Записки военного связиста
Родился я 3 января 1920 года. Провел свое детство и отрочество до 1934 года в деревне Вязовня, Островского района, Псковской области.
Как и все деревни Псковщины, Вязовня была невелика, состояла всего из 20 дворов да шести столыпинских хуторов, приписанных к ней. Приютилась она на косогоре у слияния реки Великой и ее притока — небольшой извилистой речушки Вязо-в’енки, в полукилометре от пограничной с Латвией железнодорожной станцией Остров. По существу это был пристанционный поселок. Часть жителей деревни находила себе работу на станции.
Рядом с деревней — бывшее имение Захваево. Владелец имения инженер-путеец Захваев был одним из строителей железной дороги Петербург-Варшава, которая проходила через станцию Остров. Барина я, конечно, не застал, но полуразрушенный каменный двухэтажный дом его видел. Мы, деревенские мальчишки, много времени проводили около него. Невдалеке от барского дома — большой заросший ряской пруд, в котором мы бреднем ловили карасей.
В имении был большой, на нескольких гектарах, относительно молодой сад. К нему примыкала сосновая роща. Возле разрушенного дома росли несколько могучих вековых дубов — одно из любимых мест наших игр.
Моя мама, Татьяна Даниловна, до замужества была горничной в этом имении.
Отец, Соколов Яков Васильевич, происходил из
бедной многодетной крестьянской семьи деревни Заовражье, Гдовского уезда.

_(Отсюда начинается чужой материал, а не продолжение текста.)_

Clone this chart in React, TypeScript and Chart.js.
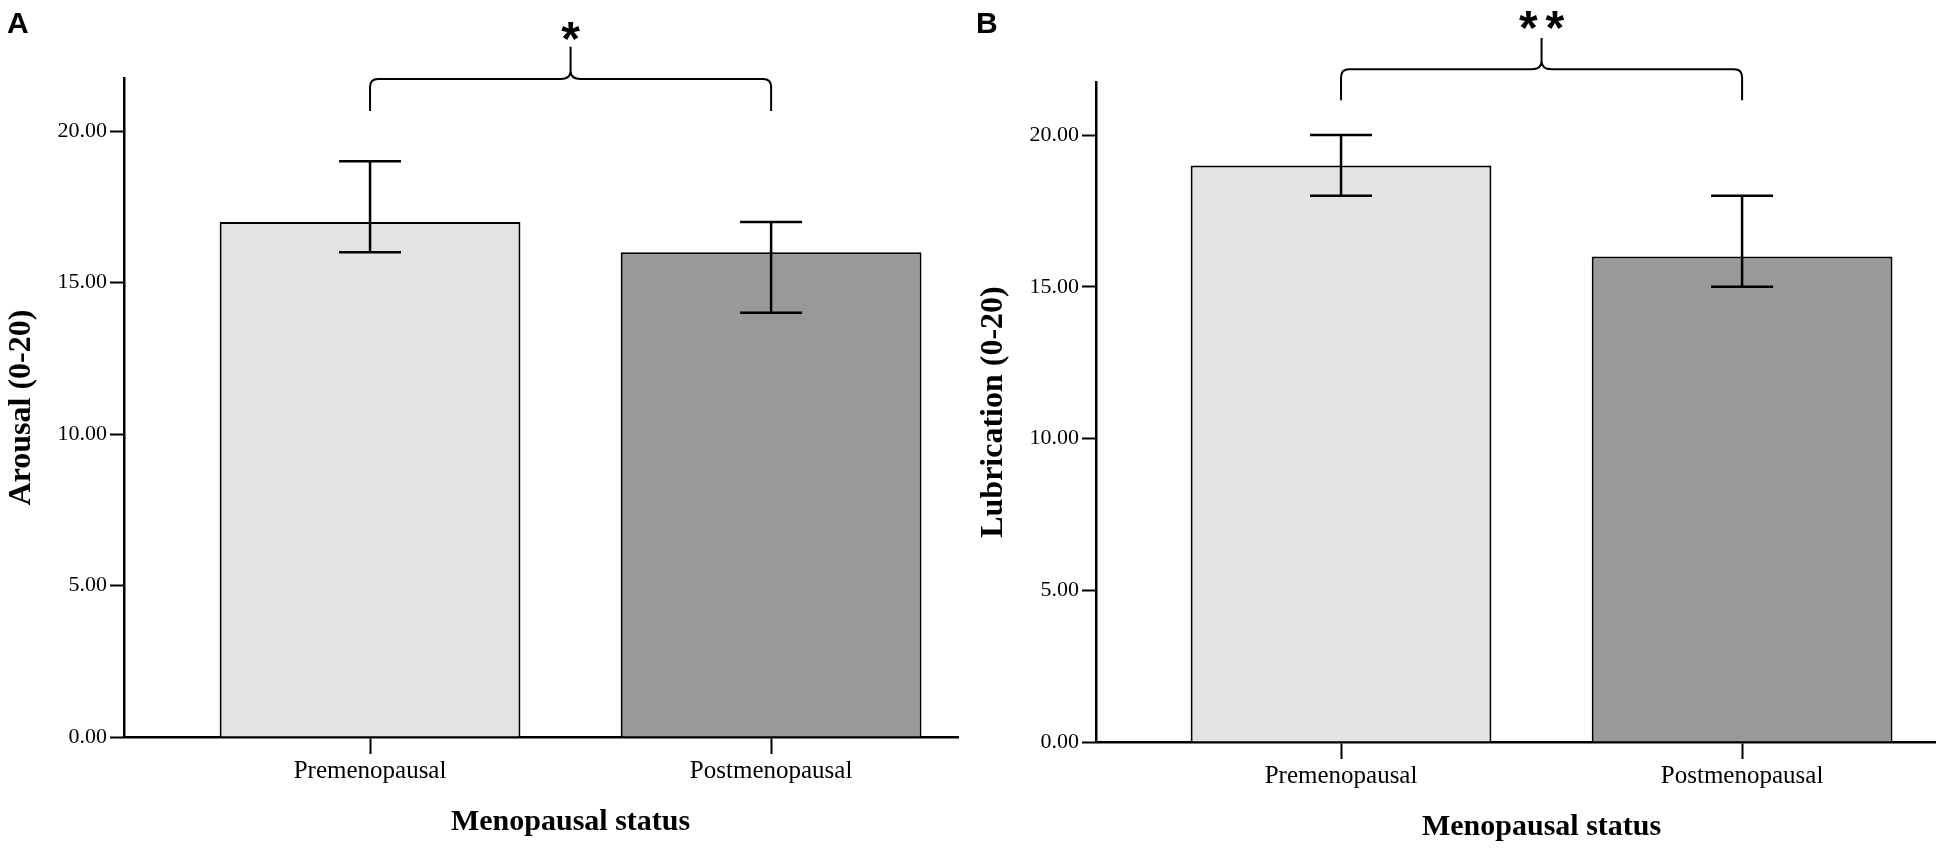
import { useEffect, useRef } from 'react';
import { Chart, registerables, Plugin } from 'chart.js';

Chart.register(...registerables);

const categories = ['Premenopausal', 'Postmenopausal'];
const arousalMeans = [17, 16];
const arousalLower = [16, 14];
const arousalUpper = [19, 17];
const lubricationMeans = [19, 16];
const lubricationLower = [18, 15];
const lubricationUpper = [20, 18];
const yTicks = [0, 5, 10, 15, 20];
const barColors = ['#e3e3e3', '#999999'];

type Bracket = { base: number; level: number; peak: number; label: number; stars: string };

type PanelProps = {
	letter: string;
	yTitle: string;
	means: number[];
	lower: number[];
	upper: number[];
	bracket: Bracket;
	xRange: [number, number];
	width: number;
	height: number;
	top: number;
	bottom: number;
	right: number;
	letterX: number;
};

function overlayPlugin(p: PanelProps): Plugin<'bar'> {
	return {
		id: 'overlay',
		afterDraw(chart) {
			const { ctx, chartArea } = chart;
			const xs = chart.scales.x;
			const ys = chart.scales.y;
			const meta = chart.getDatasetMeta(0);
			ctx.save();
			ctx.strokeStyle = '#000';
			ctx.fillStyle = '#000';

			// error bars
			ctx.lineWidth = 2.5;
			meta.data.forEach((bar: any, i) => {
				const x = bar.x;
				const half = bar.width * 0.103;
				const yLo = ys.getPixelForValue(p.lower[i]);
				const yHi = ys.getPixelForValue(p.upper[i]);
				ctx.beginPath();
				ctx.moveTo(x, yLo);
				ctx.lineTo(x, yHi);
				ctx.moveTo(x - half, yLo);
				ctx.lineTo(x + half, yLo);
				ctx.moveTo(x - half, yHi);
				ctx.lineTo(x + half, yHi);
				ctx.stroke();
			});

			// significance bracket
			const x1 = xs.getPixelForValue(1);
			const x2 = xs.getPixelForValue(categories.length);
			const xm = (x1 + x2) / 2;
			const yb = ys.getPixelForValue(p.bracket.base);
			const yl = ys.getPixelForValue(p.bracket.level);
			const yp = ys.getPixelForValue(p.bracket.peak);
			const r = 8;
			ctx.lineWidth = 2;
			ctx.beginPath();
			ctx.moveTo(x1, yb);
			ctx.lineTo(x1, yl + r);
			ctx.quadraticCurveTo(x1, yl, x1 + r, yl);
			ctx.lineTo(xm - 10, yl);
			ctx.quadraticCurveTo(xm, yl, xm, yl - 8);
			ctx.lineTo(xm, yp);
			ctx.moveTo(xm, yl - 8);
			ctx.quadraticCurveTo(xm, yl, xm + 10, yl);
			ctx.lineTo(x2 - r, yl);
			ctx.quadraticCurveTo(x2, yl, x2, yl + r);
			ctx.lineTo(x2, yb);
			ctx.stroke();

			ctx.font = 'bold 48px "Liberation Sans"';
			ctx.textAlign = 'center';
			ctx.textBaseline = 'alphabetic';
			const m = ctx.measureText('*');
			const yc = ys.getPixelForValue(p.bracket.label);
			const base = yc + (m.actualBoundingBoxAscent - m.actualBoundingBoxDescent) / 2;
			const n = p.bracket.stars.length;
			const step = m.width + 8;
			for (let i = 0; i < n; i++) {
				ctx.fillText('*', xm + (i - (n - 1) / 2) * step, base);
			}

			// x axis title, centred between the categories
			ctx.font = 'bold 30px "Liberation Serif"';
			ctx.fillText('Menopausal status', xm, chartArea.bottom + 93);

			// panel letter
			ctx.font = 'bold 30px "Liberation Sans"';
			ctx.textAlign = 'left';
			ctx.fillText(p.letter, p.letterX, 33);
			ctx.restore();
		},
	};
}

function Panel(p: PanelProps) {
	const ref = useRef<HTMLCanvasElement>(null);

	useEffect(() => {
		if (!ref.current) return;
		const chart = new Chart(ref.current, {
			type: 'bar',
			data: {
				datasets: [
					{
						data: p.means.map((v, i) => ({ x: i + 1, y: v })) as any,
						backgroundColor: barColors,
						borderColor: '#000',
						borderWidth: 2,
						barPercentage: 0.75,
						categoryPercentage: 1,
					},
				],
			},
			options: {
				animation: false,
				responsive: false,
				events: [],
				layout: { padding: { top: p.top, right: p.right, left: 0, bottom: 0 } },
				plugins: { legend: { display: false }, tooltip: { enabled: false } },
				scales: {
					x: {
						type: 'linear',
						min: p.xRange[0],
						max: p.xRange[1],
						offset: false,
						afterBuildTicks: (s) => {
							s.ticks = categories.map((_, i) => ({ value: i + 1 }));
						},
						afterFit: (s) => {
							s.height = p.height - p.bottom;
						},
						ticks: {
							callback: (v) => categories[Number(v) - 1] ?? '',
							font: { size: 25 },
							color: '#000',
							padding: 2,
							maxRotation: 0,
							autoSkip: false,
						},
						grid: { drawOnChartArea: false, drawTicks: true, tickLength: 17, tickColor: '#000', tickWidth: 2, offset: false },
						border: { display: true, color: '#000', width: 2.5 },
					},
					y: {
						min: 0,
						max: 21.75,
						afterBuildTicks: (s) => {
							s.ticks = yTicks.map((v) => ({ value: v }));
						},
						afterFit: (s) => {
							s.width = 124;
						},
						ticks: {
							callback: (v) => Number(v).toFixed(2),
							font: { size: 22 },
							color: '#000',
							padding: 3,
						},
						grid: { drawOnChartArea: false, drawTicks: true, tickLength: 14, tickColor: '#000', tickWidth: 2 },
						border: { display: true, color: '#000', width: 2.5 },
						title: {
							display: true,
							text: p.yTitle,
							font: { size: 32, weight: 'bold' },
							color: '#000',
							padding: { top: 3, bottom: 0 },
						},
					},
				},
			},
			plugins: [overlayPlugin(p)],
		});
		return () => chart.destroy();
	});

	return <canvas ref={ref} width={p.width} height={p.height} style={{ width: p.width, height: p.height, display: 'block' }}></canvas>;
}

export default function App() {
	Chart.defaults.font.family = '"Liberation Serif", "Times New Roman", serif';
	Chart.defaults.color = '#000';

	return (
		<div style={{ position: 'absolute', left: 0, top: 0, width: 1950, height: 853, overflow: 'hidden', background: '#fff' }}>
			<div style={{ position: 'absolute', left: 0, top: 0 }}>
				<Panel
					letter="A"
					yTitle="Arousal (0-20)"
					means={arousalMeans}
					lower={arousalLower}
					upper={arousalUpper}
					bracket={{ base: 20.66, level: 21.72, peak: 22.78, label: 23.3, stars: '*' }}
					xRange={[0.3865, 2.466]}
					width={975}
					height={853}
					top={78}
					bottom={737}
					right={17}
					letterX={7}
				/>
			</div>
			<div style={{ position: 'absolute', left: 972, top: 0 }}>
				<Panel
					letter="B"
					yTitle="Lubrication (0-20)"
					means={lubricationMeans}
					lower={lubricationLower}
					upper={lubricationUpper}
					bracket={{ base: 21.15, level: 22.17, peak: 23.2, label: 23.8, stars: '**' }}
					xRange={[0.389, 2.481]}
					width={978}
					height={853}
					top={82}
					bottom={742}
					right={15}
					letterX={4}
				/>
			</div>
		</div>
	);
}
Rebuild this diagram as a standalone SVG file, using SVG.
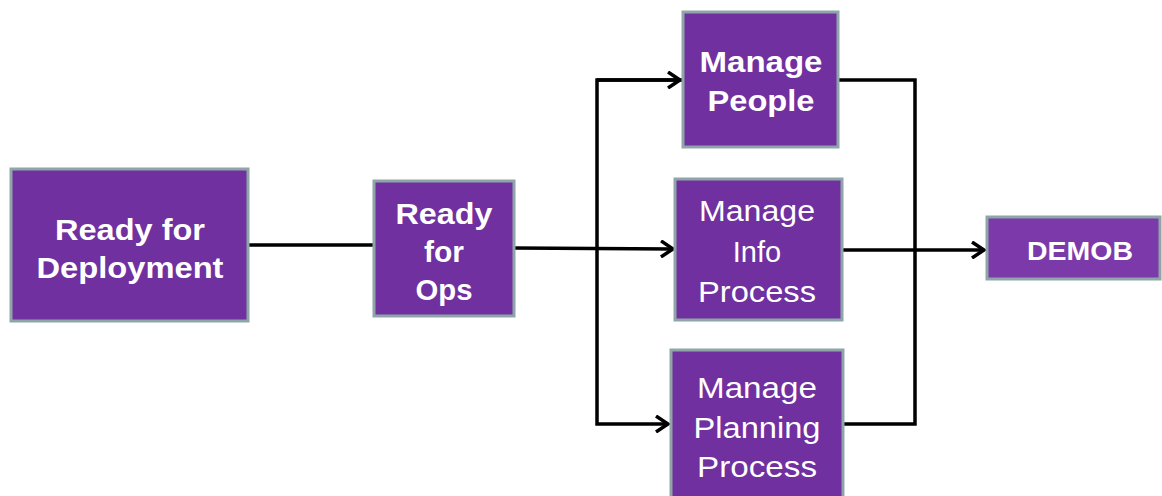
<svg xmlns="http://www.w3.org/2000/svg" width="1162" height="496" viewBox="0 0 1162 496">
<style>
.box{fill:#7030a0;stroke:#8fa6a9;stroke-width:3}
.demob{fill:#7b39aa;stroke:#8fa6a9;stroke-width:3}
.t{font-family:"Liberation Sans",Arial,sans-serif;fill:#ffffff;text-anchor:middle;font-size:29px}
.b{font-weight:bold}
.c{fill:none;stroke:#000;stroke-width:3.5}
</style>
<defs>
<marker id="arr" markerUnits="userSpaceOnUse" viewBox="0 0 16 18" markerWidth="16" markerHeight="18" refX="14" refY="9" orient="auto">
<path d="M2,1 L14,9 L2,17" fill="none" stroke="#000" stroke-width="3.5" stroke-linejoin="miter"/>
</marker>
</defs>
<rect width="1162" height="496" fill="#ffffff"/>
<g id="connectors">
<path class="c" d="M248,245 L374,245"/>
<path class="c" d="M514,248 L673,249" marker-end="url(#arr)"/>
<path class="c" d="M682,80 L597,80 L597,424 L668,424" marker-end="url(#arr)"/>
<path class="c" d="M597,80 L680,80" marker-end="url(#arr)"/>
<path class="c" d="M838,80 L915,80 L915,424 L843,424"/>
<path class="c" d="M842,250 L984,250" marker-end="url(#arr)"/>
</g>
<g id="ready-deployment">
<rect class="box" x="11" y="169" width="237" height="152"/>
<text class="t b" x="130" y="240" textLength="150" lengthAdjust="spacingAndGlyphs">Ready for</text>
<text class="t b" x="130" y="278" textLength="187" lengthAdjust="spacingAndGlyphs">Deployment</text>
</g>
<g id="ready-ops">
<rect class="box" x="374" y="181" width="140" height="135"/>
<text class="t b" x="444" y="224" textLength="97" lengthAdjust="spacingAndGlyphs">Ready</text>
<text class="t b" x="444" y="262" textLength="40" lengthAdjust="spacingAndGlyphs">for</text>
<text class="t b" x="444" y="300" textLength="57" lengthAdjust="spacingAndGlyphs">Ops</text>
</g>
<g id="manage-people">
<rect class="box" x="683" y="12" width="155" height="135"/>
<text class="t b" x="761" y="72" textLength="123" lengthAdjust="spacingAndGlyphs">Manage</text>
<text class="t b" x="761" y="111" textLength="107" lengthAdjust="spacingAndGlyphs">People</text>
</g>
<g id="manage-info">
<rect class="box" x="675" y="179" width="167" height="141"/>
<text class="t" x="757" y="221" textLength="116" lengthAdjust="spacingAndGlyphs">Manage</text>
<text class="t" x="757" y="262">Info</text>
<text class="t" x="757" y="302" textLength="118" lengthAdjust="spacingAndGlyphs">Process</text>
</g>
<g id="manage-planning">
<rect class="box" x="671" y="350" width="172" height="150"/>
<text class="t" x="757" y="398" textLength="120" lengthAdjust="spacingAndGlyphs">Manage</text>
<text class="t" x="757" y="438" textLength="127" lengthAdjust="spacingAndGlyphs">Planning</text>
<text class="t" x="757" y="477" textLength="120" lengthAdjust="spacingAndGlyphs">Process</text>
</g>
<g id="demob">
<rect class="demob" x="987" y="217" width="173" height="62"/>
<text class="t b" x="1080" y="260" style="font-size:25px" textLength="106" lengthAdjust="spacingAndGlyphs">DEMOB</text>
</g>
</svg>
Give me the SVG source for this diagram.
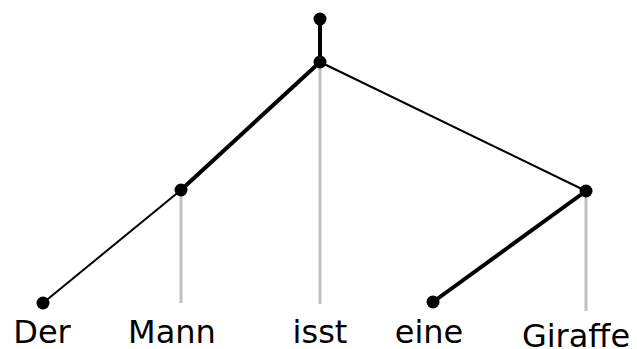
<svg xmlns="http://www.w3.org/2000/svg" width="637" height="349" viewBox="0 0 637 349">
<style>
.thick{stroke:#000;stroke-width:4;fill:none}
.thin{stroke:#000;stroke-width:2;fill:none}
.proj{stroke:#c0c0c0;stroke-width:3;fill:none}
.dot{fill:#000}
text{font-family:"DejaVu Sans",sans-serif;font-size:32px;fill:#000;text-anchor:middle}
</style>
<rect width="637" height="349" fill="#fff"/>
<g id="connectors">
<line class="proj" x1="181" y1="190" x2="181" y2="303"/>
<line class="proj" x1="320" y1="62" x2="320" y2="304"/>
<line class="proj" x1="586" y1="191" x2="586" y2="311"/>
<line class="thick" x1="320" y1="19" x2="320" y2="62"/>
<line class="thick" x1="320" y1="62" x2="181" y2="190"/>
<line class="thin" x1="320" y1="62" x2="586" y2="191"/>
<line class="thin" x1="181" y1="190" x2="43" y2="303"/>
<line class="thick" x1="586" y1="191" x2="433" y2="302"/>
</g>
<g id="n_root"><circle class="dot" cx="320" cy="19" r="6.5"/></g>
<g id="n_s"><circle class="dot" cx="320" cy="62" r="6.5"/></g>
<g id="n_np1"><circle class="dot" cx="181" cy="190" r="6.5"/></g>
<g id="n_np2"><circle class="dot" cx="586" cy="191" r="6.5"/></g>
<g id="w_der"><circle class="dot" cx="43" cy="303" r="6.5"/><text x="42" y="343">Der</text></g>
<g id="w_mann"><text x="172" y="343">Mann</text></g>
<g id="w_isst"><text x="320" y="343">isst</text></g>
<g id="w_eine"><circle class="dot" cx="433" cy="302" r="6.5"/><text x="429" y="343">eine</text></g>
<g id="w_giraffe"><text x="576" y="347">Giraffe</text></g>
</svg>
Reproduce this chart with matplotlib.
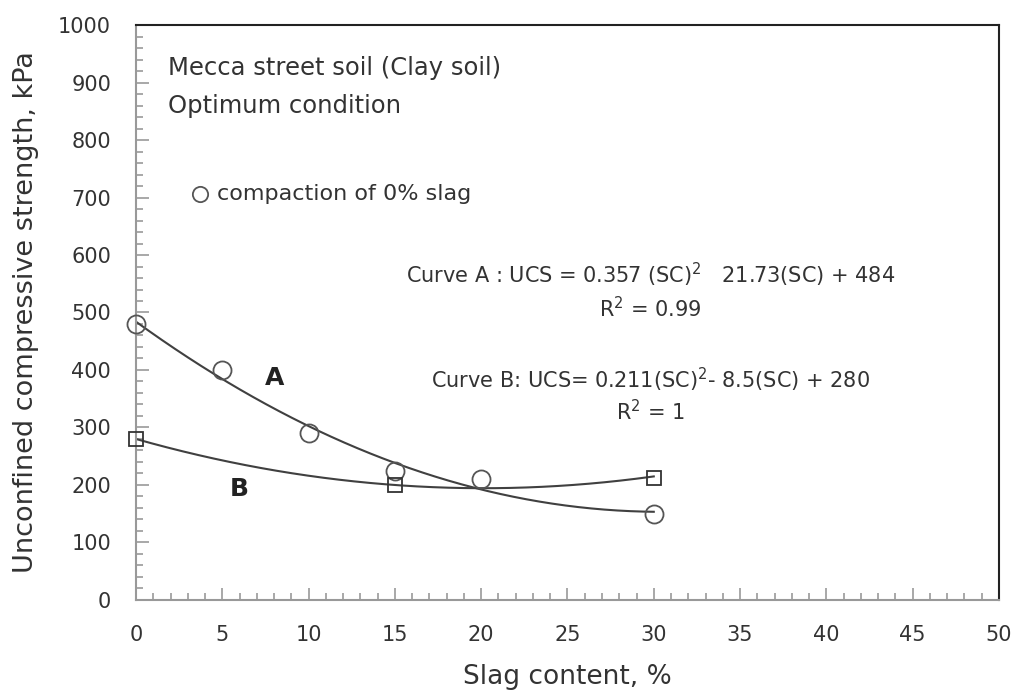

До призыва в 1914 году в армию был учеником и подмастерьем в сапожной мастерской Петра Спи-ридоновича Алексеева в соседнем селе Рудня. В годы Первой мировой войны служил рядовым орудийного расчета тяжелого артиллерийского дивизиона. В 1918 году со своей частью оказался в Острове, в возрасте 25 лет женился на моей матери. Вскоре он убыл к новому месту службы в Двинск.
Когда я родился, мама была в отчаянном положении! Зима. Ни дров, ни продуктов. Отец, узнав о моем рождении, будучи в это время уже в рядах Красной Армии, отпросился на несколько дней посмотреть на сына и помочь жене. Из краткосрочного отпуска возвратился в часть с опозданием на двое суток. Его обвинили в дезертирстве, осудили. Какое-то время отбывал тюремное заключение. Но вскоре был амнистирован и в 1922 году демобилизован.
Его тесть (мой дед) Данила Вавилович Колосс* выделил отцу из своего надела полдесятины земли. Отец с помощью деда рядом с его домом (через небольшой сад) на этом участке построил свой. До окончания строительства дома, некоторое время, примерно до 1924 года, мы жили у деда.
У него была большая семья — два сына и пять дочерей. Моя мать была старшей.
Имея большую семью, дед после революции получил приличный надел — 12 десятин земли. Правда, лишь часть земли, чуть больше половины, была
пригодна для обработки. На остальной рос кочковатый кустарник (небольшие березки, багульник, «гоноболь» (голубика), брусника, черника, папоротник) и две небольшие ольхово-осиновые рощицы — они назывались Нижняя и Верхняя Ледины. На краю пахотной земли, ближе к кустарнику, возвышался небольшой, правильной формы песчаный холм, поросший «заячьими лапками». Позже, когда я учился в школе, прочитав в какой-то книге о древних курганах, я принял этот холм за курган. В своем предположении я утвердился еще и потому, что на склоне холма была небольшая яма. Подумал, что это след чьих-то давних раскопок. Уговорил ребят на раскопку. Но нам это оказалось не под силу. А взрослым некогда было заниматься таким зряшним делом.
Хорошо помню дедов дом и ободворок. Дом его, также как и наш, обшитый тесом, с резными наличниками на окнах, с соломенной крышей, фасадом был обращен к шоссейной дороге, проходившей через деревню. Он состоял из двух половин (типичная пятистенка), соединенных между собой дверью. Кроме того, в каждой половине были двери, выходящие в холодные сени, пристроенные к дому во всю длину. В сенях был чулан для хранения разного хозяйственного барахла и некоторых продуктов, уборная («нужник»). Из сеней был выход во двор также через две двери. Двор был замкнутый. Непосредственно к дому примыкала калитка и ворота с козырьком.